## Source material
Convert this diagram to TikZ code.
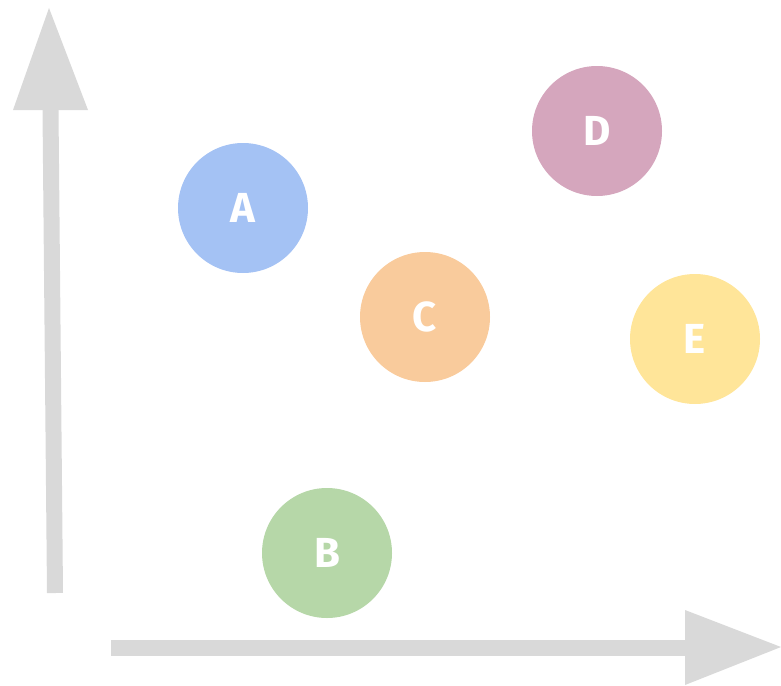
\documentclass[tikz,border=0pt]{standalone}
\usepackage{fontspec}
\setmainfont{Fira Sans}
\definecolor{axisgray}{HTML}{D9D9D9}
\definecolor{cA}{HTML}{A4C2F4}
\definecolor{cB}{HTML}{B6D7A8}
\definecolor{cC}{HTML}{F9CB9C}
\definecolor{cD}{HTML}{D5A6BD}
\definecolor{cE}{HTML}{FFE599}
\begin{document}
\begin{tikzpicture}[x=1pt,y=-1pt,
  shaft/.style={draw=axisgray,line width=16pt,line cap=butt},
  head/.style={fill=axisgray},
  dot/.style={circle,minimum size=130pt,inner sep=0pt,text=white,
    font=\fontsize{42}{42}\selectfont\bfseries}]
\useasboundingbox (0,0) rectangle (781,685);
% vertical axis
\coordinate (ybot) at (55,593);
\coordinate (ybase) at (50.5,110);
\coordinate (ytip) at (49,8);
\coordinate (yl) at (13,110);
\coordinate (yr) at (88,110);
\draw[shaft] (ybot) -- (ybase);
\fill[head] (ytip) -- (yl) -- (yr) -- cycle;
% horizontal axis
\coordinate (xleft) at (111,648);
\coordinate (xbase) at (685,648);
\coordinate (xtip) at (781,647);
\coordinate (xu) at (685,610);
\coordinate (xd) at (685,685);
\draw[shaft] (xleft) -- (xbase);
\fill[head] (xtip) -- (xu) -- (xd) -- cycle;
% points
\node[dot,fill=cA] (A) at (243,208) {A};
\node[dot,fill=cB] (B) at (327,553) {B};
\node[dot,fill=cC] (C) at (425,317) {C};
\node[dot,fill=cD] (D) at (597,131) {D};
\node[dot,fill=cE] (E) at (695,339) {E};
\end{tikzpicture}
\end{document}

## The request
Copy every line of the data exactly as written, excluding the pictures.

## Response to this exercise
Convert this diagram to TikZ code.
\documentclass[tikz,border=0pt]{standalone}
\usepackage{fontspec}
\setmainfont{Fira Sans}
\definecolor{axisgray}{HTML}{D9D9D9}
\definecolor{cA}{HTML}{A4C2F4}
\definecolor{cB}{HTML}{B6D7A8}
\definecolor{cC}{HTML}{F9CB9C}
\definecolor{cD}{HTML}{D5A6BD}
\definecolor{cE}{HTML}{FFE599}
\begin{document}
\begin{tikzpicture}[x=1pt,y=-1pt,
  shaft/.style={draw=axisgray,line width=16pt,line cap=butt},
  head/.style={fill=axisgray},
  dot/.style={circle,minimum size=130pt,inner sep=0pt,text=white,
    font=\fontsize{42}{42}\selectfont\bfseries}]
\useasboundingbox (0,0) rectangle (781,685);
% vertical axis
\coordinate (ybot) at (55,593);
\coordinate (ybase) at (50.5,110);
\coordinate (ytip) at (49,8);
\coordinate (yl) at (13,110);
\coordinate (yr) at (88,110);
\draw[shaft] (ybot) -- (ybase);
\fill[head] (ytip) -- (yl) -- (yr) -- cycle;
% horizontal axis
\coordinate (xleft) at (111,648);
\coordinate (xbase) at (685,648);
\coordinate (xtip) at (781,647);
\coordinate (xu) at (685,610);
\coordinate (xd) at (685,685);
\draw[shaft] (xleft) -- (xbase);
\fill[head] (xtip) -- (xu) -- (xd) -- cycle;
% points
\node[dot,fill=cA] (A) at (243,208) {A};
\node[dot,fill=cB] (B) at (327,553) {B};
\node[dot,fill=cC] (C) at (425,317) {C};
\node[dot,fill=cD] (D) at (597,131) {D};
\node[dot,fill=cE] (E) at (695,339) {E};
\end{tikzpicture}
\end{document}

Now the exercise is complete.